Haftung und Verantwortlichkeit
Die Verantwortlichkeit des Einzelhandlungsbevollmächtigten erstreckt sich auf die sorgfältige und weisungsgemäße Ausführung der ihm übertragenen Aufgaben. Er muss dabei die Interessen des Unternehmens wahren und sich an die vorgegebenen Grenzen seiner Vollmacht halten. Bei Überschreitung der Vollmacht oder bei Pflichtverletzungen kann er sowohl dem Unternehmen als auch Dritten gegenüber haftbar werden.
Im Innenverhältnis zum Unternehmen ist der Einzelhandlungsbevollmächtigte an Weisungen gebunden und muss die internen Richtlinien und Vorgaben beachten. Er unterliegt dabei den allgemeinen arbeitsrechtlichen Treuepflichten sowie den spezifischen Pflichten, die sich aus seiner besonderen Vertrauensstellung ergeben.
Praktische Bedeutung und Anwendung
Die Einzelhandlungsvollmacht findet in der Praxis vielfältige Anwendung, besonders in größeren Unternehmen mit differenzierten Organisationsstrukturen. Sie eignet sich hervorragend für die Delegation spezifischer Aufgaben an Mitarbeiter in verschiedenen Abteilungen oder Funktionsbereichen. Typische Einsatzgebiete sind:
Der Einkauf bestimmter Warenkategorien, wo Mitarbeiter eigenständig bis zu festgelegten Wertgrenzen Bestellungen tätigen können. Der Verkauf spezifischer Produkte oder Dienstleistungen, etwa wenn Vertriebsmitarbeiter bestimmte Standardverträge abschließen dürfen. Die Abwicklung definierter administrativer Prozesse, beispielsweise im Bereich der Buchhaltung oder des Personalwesens.

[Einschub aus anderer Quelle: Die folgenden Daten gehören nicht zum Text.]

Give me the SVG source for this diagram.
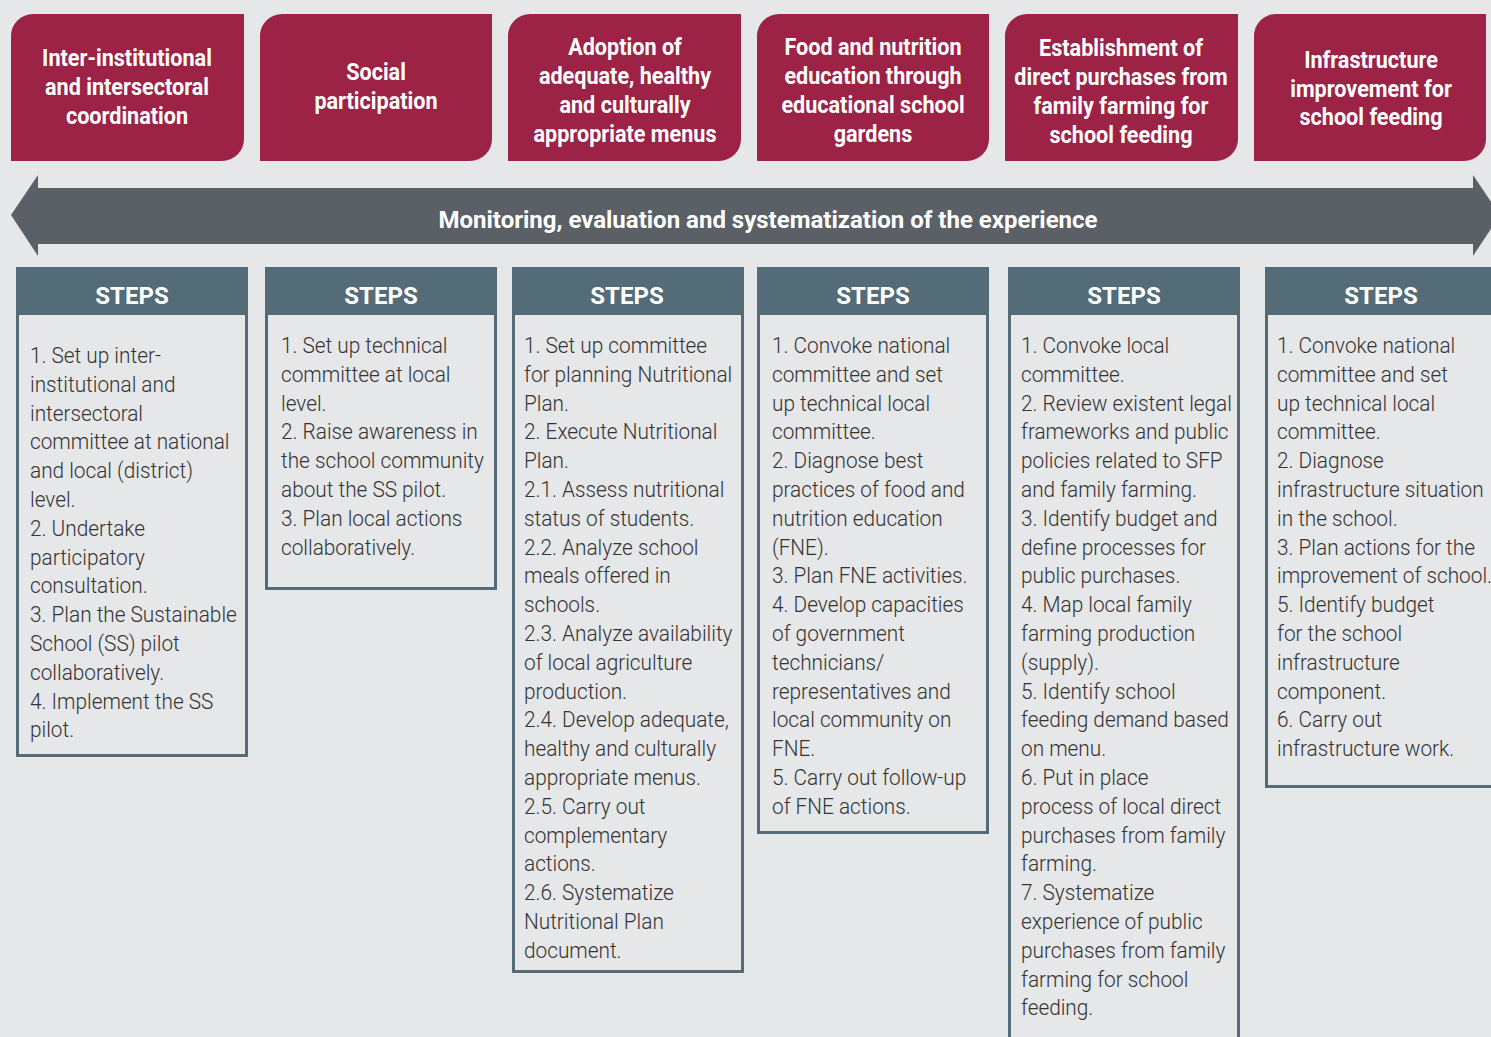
<svg xmlns="http://www.w3.org/2000/svg" width="1491" height="1037" viewBox="0 0 1491 1037">
<style>
.bg{fill:#e6e7e9}
.top{fill:#9c2246}
.toptxt{font-family:Roboto,"Liberation Sans",sans-serif;font-weight:700;font-size:24px;fill:#fff;text-anchor:middle}
.arrow{fill:#5b6067}
.arrtxt{font-family:Roboto,"Liberation Sans",sans-serif;font-weight:700;font-size:24px;fill:#fff;text-anchor:middle}
.hdr{fill:#536c78}
.box{fill:none;stroke:#536c78;stroke-width:3}
.hdrtxt{font-family:Roboto,"Liberation Sans",sans-serif;font-weight:700;font-size:24px;fill:#fff;text-anchor:middle}
.body{font-family:Roboto,"Liberation Sans",sans-serif;font-weight:300;font-size:22px;fill:#333}
</style>
<rect class="bg" x="0" y="0" width="1491" height="1037"/>

<g id="goal1">
<path class="top" d="M33,14 H244 V139 A22,22 0 0 1 222,161 H11 V36 A22,22 0 0 1 33,14 Z"/>
<text class="toptxt" transform="translate(127,0) scale(0.9,1)"><tspan x="0" y="66">Inter-institutional</tspan><tspan x="0" y="95">and intersectoral</tspan><tspan x="0" y="124">coordination</tspan></text>
</g>
<g id="goal2">
<path class="top" d="M282,14 H492 V139 A22,22 0 0 1 470,161 H260 V36 A22,22 0 0 1 282,14 Z"/>
<text class="toptxt" transform="translate(376,0) scale(0.9,1)"><tspan x="0" y="80">Social</tspan><tspan x="0" y="109">participation</tspan></text>
</g>
<g id="goal3">
<path class="top" d="M530,14 H741 V139 A22,22 0 0 1 719,161 H508 V36 A22,22 0 0 1 530,14 Z"/>
<text class="toptxt" transform="translate(625,0) scale(0.9,1)"><tspan x="0" y="55">Adoption of</tspan><tspan x="0" y="84">adequate, healthy</tspan><tspan x="0" y="113">and culturally</tspan><tspan x="0" y="142">appropriate menus</tspan></text>
</g>
<g id="goal4">
<path class="top" d="M779,14 H989 V139 A22,22 0 0 1 967,161 H757 V36 A22,22 0 0 1 779,14 Z"/>
<text class="toptxt" transform="translate(873,0) scale(0.9,1)"><tspan x="0" y="55">Food and nutrition</tspan><tspan x="0" y="84">education through</tspan><tspan x="0" y="113">educational school</tspan><tspan x="0" y="142">gardens</tspan></text>
</g>
<g id="goal5">
<path class="top" d="M1027,14 H1238 V139 A22,22 0 0 1 1216,161 H1005 V36 A22,22 0 0 1 1027,14 Z"/>
<text class="toptxt" transform="translate(1121,0) scale(0.9,1)"><tspan x="0" y="56">Establishment of</tspan><tspan x="0" y="85">direct purchases from</tspan><tspan x="0" y="114">family farming for</tspan><tspan x="0" y="143">school feeding</tspan></text>
</g>
<g id="goal6">
<path class="top" d="M1276,14 H1486 V139 A22,22 0 0 1 1464,161 H1254 V36 A22,22 0 0 1 1276,14 Z"/>
<text class="toptxt" transform="translate(1371,0) scale(0.9,1)"><tspan x="0" y="68">Infrastructure</tspan><tspan x="0" y="97">improvement for</tspan><tspan x="0" y="125">school feeding</tspan></text>
</g>

<g id="connectors">
<path class="arrow" d="M11,215 L38,175 V188 H1473 V175 L1500,215 L1473,256 V244 H38 V256 Z"/>
<text class="arrtxt" x="768" y="228">Monitoring, evaluation and systematization of the experience</text>
</g>

<g id="steps1">
<rect class="box" x="17.5" y="268.5" width="229" height="487"/>
<rect class="hdr" x="16" y="267" width="232" height="48"/>
<text class="hdrtxt" x="132" y="304">STEPS</text>
<text class="body" transform="translate(30,0) scale(0.945,1)"><tspan x="0" y="363">1. Set up inter-</tspan><tspan x="0" dy="28.8">institutional and</tspan><tspan x="0" dy="28.8">intersectoral</tspan><tspan x="0" dy="28.8">committee at national</tspan><tspan x="0" dy="28.8">and local (district)</tspan><tspan x="0" dy="28.8">level.</tspan><tspan x="0" dy="28.8">2. Undertake</tspan><tspan x="0" dy="28.8">participatory</tspan><tspan x="0" dy="28.8">consultation.</tspan><tspan x="0" dy="28.8">3. Plan the Sustainable</tspan><tspan x="0" dy="28.8">School (SS) pilot</tspan><tspan x="0" dy="28.8">collaboratively.</tspan><tspan x="0" dy="28.8">4. Implement the SS</tspan><tspan x="0" dy="28.8">pilot.</tspan></text>
</g>
<g id="steps2">
<rect class="box" x="266.5" y="268.5" width="229" height="320"/>
<rect class="hdr" x="265" y="267" width="232" height="48"/>
<text class="hdrtxt" x="381" y="304">STEPS</text>
<text class="body" transform="translate(281,0) scale(0.945,1)"><tspan x="0" y="353">1. Set up technical</tspan><tspan x="0" dy="28.8">committee at local</tspan><tspan x="0" dy="28.8">level.</tspan><tspan x="0" dy="28.8">2. Raise awareness in</tspan><tspan x="0" dy="28.8">the school community</tspan><tspan x="0" dy="28.8">about the SS pilot.</tspan><tspan x="0" dy="28.8">3. Plan local actions</tspan><tspan x="0" dy="28.8">collaboratively.</tspan></text>
</g>
<g id="steps3">
<rect class="box" x="513.5" y="268.5" width="229" height="703"/>
<rect class="hdr" x="512" y="267" width="232" height="48"/>
<text class="hdrtxt" x="627" y="304">STEPS</text>
<text class="body" transform="translate(524,0) scale(0.945,1)"><tspan x="0" y="353">1. Set up committee</tspan><tspan x="0" dy="28.8">for planning Nutritional</tspan><tspan x="0" dy="28.8">Plan.</tspan><tspan x="0" dy="28.8">2. Execute Nutritional</tspan><tspan x="0" dy="28.8">Plan.</tspan><tspan x="0" dy="28.8">2.1. Assess nutritional</tspan><tspan x="0" dy="28.8">status of students.</tspan><tspan x="0" dy="28.8">2.2. Analyze school</tspan><tspan x="0" dy="28.8">meals offered in</tspan><tspan x="0" dy="28.8">schools.</tspan><tspan x="0" dy="28.8">2.3. Analyze availability</tspan><tspan x="0" dy="28.8">of local agriculture</tspan><tspan x="0" dy="28.8">production.</tspan><tspan x="0" dy="28.8">2.4. Develop adequate,</tspan><tspan x="0" dy="28.8">healthy and culturally</tspan><tspan x="0" dy="28.8">appropriate menus.</tspan><tspan x="0" dy="28.8">2.5. Carry out</tspan><tspan x="0" dy="28.8">complementary</tspan><tspan x="0" dy="28.8">actions.</tspan><tspan x="0" dy="28.8">2.6. Systematize</tspan><tspan x="0" dy="28.8">Nutritional Plan</tspan><tspan x="0" dy="28.8">document.</tspan></text>
</g>
<g id="steps4">
<rect class="box" x="758.5" y="268.5" width="229" height="564"/>
<rect class="hdr" x="757" y="267" width="232" height="48"/>
<text class="hdrtxt" x="873" y="304">STEPS</text>
<text class="body" transform="translate(772,0) scale(0.945,1)"><tspan x="0" y="353">1. Convoke national</tspan><tspan x="0" dy="28.8">committee and set</tspan><tspan x="0" dy="28.8">up technical local</tspan><tspan x="0" dy="28.8">committee.</tspan><tspan x="0" dy="28.8">2. Diagnose best</tspan><tspan x="0" dy="28.8">practices of food and</tspan><tspan x="0" dy="28.8">nutrition education</tspan><tspan x="0" dy="28.8">(FNE).</tspan><tspan x="0" dy="28.8">3. Plan FNE activities.</tspan><tspan x="0" dy="28.8">4. Develop capacities</tspan><tspan x="0" dy="28.8">of government</tspan><tspan x="0" dy="28.8">technicians/</tspan><tspan x="0" dy="28.8">representatives and</tspan><tspan x="0" dy="28.8">local community on</tspan><tspan x="0" dy="28.8">FNE.</tspan><tspan x="0" dy="28.8">5. Carry out follow-up</tspan><tspan x="0" dy="28.8">of FNE actions.</tspan></text>
</g>
<g id="steps5">
<rect class="box" x="1009.5" y="268.5" width="229" height="800"/>
<rect class="hdr" x="1008" y="267" width="232" height="48"/>
<text class="hdrtxt" x="1124" y="304">STEPS</text>
<text class="body" transform="translate(1021,0) scale(0.945,1)"><tspan x="0" y="353">1. Convoke local</tspan><tspan x="0" dy="28.8">committee.</tspan><tspan x="0" dy="28.8">2. Review existent legal</tspan><tspan x="0" dy="28.8">frameworks and public</tspan><tspan x="0" dy="28.8">policies related to SFP</tspan><tspan x="0" dy="28.8">and family farming.</tspan><tspan x="0" dy="28.8">3. Identify budget and</tspan><tspan x="0" dy="28.8">define processes for</tspan><tspan x="0" dy="28.8">public purchases.</tspan><tspan x="0" dy="28.8">4. Map local family</tspan><tspan x="0" dy="28.8">farming production</tspan><tspan x="0" dy="28.8">(supply).</tspan><tspan x="0" dy="28.8">5. Identify school</tspan><tspan x="0" dy="28.8">feeding demand based</tspan><tspan x="0" dy="28.8">on menu.</tspan><tspan x="0" dy="28.8">6. Put in place</tspan><tspan x="0" dy="28.8">process of local direct</tspan><tspan x="0" dy="28.8">purchases from family</tspan><tspan x="0" dy="28.8">farming.</tspan><tspan x="0" dy="28.8">7. Systematize</tspan><tspan x="0" dy="28.8">experience of public</tspan><tspan x="0" dy="28.8">purchases from family</tspan><tspan x="0" dy="28.8">farming for school</tspan><tspan x="0" dy="28.8">feeding.</tspan></text>
</g>
<g id="steps6">
<rect class="box" x="1266.5" y="268.5" width="240" height="518"/>
<rect class="hdr" x="1265" y="267" width="240" height="48"/>
<text class="hdrtxt" x="1381" y="304">STEPS</text>
<text class="body" transform="translate(1277,0) scale(0.945,1)"><tspan x="0" y="353">1. Convoke national</tspan><tspan x="0" dy="28.8">committee and set</tspan><tspan x="0" dy="28.8">up technical local</tspan><tspan x="0" dy="28.8">committee.</tspan><tspan x="0" dy="28.8">2. Diagnose</tspan><tspan x="0" dy="28.8">infrastructure situation</tspan><tspan x="0" dy="28.8">in the school.</tspan><tspan x="0" dy="28.8">3. Plan actions for the</tspan><tspan x="0" dy="28.8">improvement of school.</tspan><tspan x="0" dy="28.8">5. Identify budget</tspan><tspan x="0" dy="28.8">for the school</tspan><tspan x="0" dy="28.8">infrastructure</tspan><tspan x="0" dy="28.8">component.</tspan><tspan x="0" dy="28.8">6. Carry out</tspan><tspan x="0" dy="28.8">infrastructure work.</tspan></text>
</g>
</svg>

Ein besonderer Vorteil liegt in der Möglichkeit, die Vollmacht exakt auf die Bedürfnisse der jeweiligen Position zuzuschneiden und dabei auch Wertgrenzen oder andere Beschränkungen vorzusehen. Dies erlaubt eine effektive Kontrolle der delegierten Befugnisse und minimiert gleichzeitig das Risiko von Kompetenzbüberschreitungen.
Digitalisierung
Die zunehmende Digitalisierung des Geschäftsverkehrs stellt neue Anforderungen an die Handhabung von Einzelhandlungsvollmachten. In elektronischen Systemen müssen die Vertretungsbefugnisse präzise abgebildet und kontrolliert werden können. Dies erfordert oft komplexe Berechtigungskonzepte und sichere Authentifizierungsmechanismen.
Moderne Compliance-Anforderungen machen zudem eine lückenlose Dokumentation und regelmäßige Überprüfung der erteilten Vollmachten erforderlich. Unternehmen müssen sicherstellen, dass die Einzelhandlungsvollmachten in ihre Governance-Strukturen eingebettet sind und die Ausübung der Vollmachten nachvollziehbar bleibt. Dies gilt besonders im Kontext internationaler Geschäftsbeziehungen, wo unterschiedliche rechtliche Anforderungen zu beachten sind.